The Beat Making Lab are Stephen Levitin aka Apple Juice Kid and Pierce Freelon.
Stephen Levitin aka Apple Juice Kid is a producer, DJ and drummer. He is an eight-time beat battle champion who has produced singles for Mos Def, Camp Lo, Wale and MC Lyte.
Sponsored by the music software companies Ableton and Reason, he has been a guest DJ on Mark Ronson’s East Village Radio, performed as a drummer with The Foreign Exchange and The Jungle Brothers and been profiled on sites such as Nahright, NME and Pitchfork. Levitin co-founded Beat Making Lab at UNC-Chapel Hill in 2011.
Pierce Freelon is a musician, professor, and artivist with a passion for creativity and community. He has taught music, African studies, and political science at the University of North Carolina at Chapel Hill and North Carolina Central University.
Front man of the genre-bending The Beast, he has been hailed as a “natural, engaging blend of jazz and hip hop,” by Jazz Times Magazine. An international ambassador of music-based community initiatives, Freelon worked with the Thelonious Monk Institute of Jazz to bring Bebop to Hip Hop to youth, from Los Angeles to New Delhi; and worked in his native North Carolina on youth-based hip hop and spoken word programs for over a decade before co-founding Beat Making Lab with Apple Juice Kid.
Beat Making Lab started as an innovative course on music production and entrepreneurship taught in the Music Department at the University of North Carolina at Chapel Hill, founded by producer/DJ Stephen Levitin (aka Apple Juice Kid) and Dr. Mark Katz (author of Groove Music: The Art and Culture of the Hip Hop DJ) in 2011.
Professor/emcee Pierce Freelon joined Apple Juice Kid to co- teach the popular class in 2012, and was instrumental in transforming the curriculum for implementation in a community setting. Together, Freelon and Apple Juice Kid formed ARTVSM LLC, and initiated a grassroots campaign to crowd-source the funds to donate training and equipment to Yole!Africa. Their efforts culminated in a collaboration with PBS Digital Studios, which has aired weekly webisodes documenting Beat Making Labs in the Democratic Republic of Congo, Panama, Senegal, Fiji and Ethiopia.

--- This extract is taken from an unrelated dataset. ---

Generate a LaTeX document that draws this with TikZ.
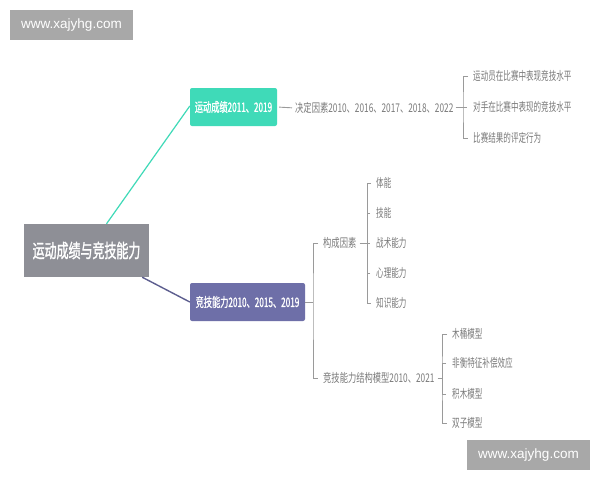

Beat Making Lab collaborates with cultural centers, connects youth to a global audience, and contributes equipment and training.
Collaborate
Beat Making Lab’s work relies on collaboration with grassroots community organizations/centers. BML contributes beat making equipment and training; the community centers use it to organize youth, strengthen solidarity, amplify voice and build community.
Connect
PBS Digital Studios has partnered with Beat Making Lab to connect our beat makers to a global audience through weekly webisodes. Meet our young musicians and watch as they learn to make beats!
Contribute
Beat Making Lab does not require students to be able to read standard music notation, or play a traditional instrument. The participants learn the techniques of beat making through composition, sampling, and songwriting on the most powerful instrument of the 21st century: a laptop. The results are computer-based electronic dance music and hip-hop songs. This approach and pedagogy radically broadens the population that can be served through modern music education. The equipment and training are contributed at no cost to students with the goal of using these tools to empower communities.
The BML curriculum will cover practical beat making, history and culture, and entrepreneurship. Students will learn how to use the music editing and composition softwares Reason and Audacity.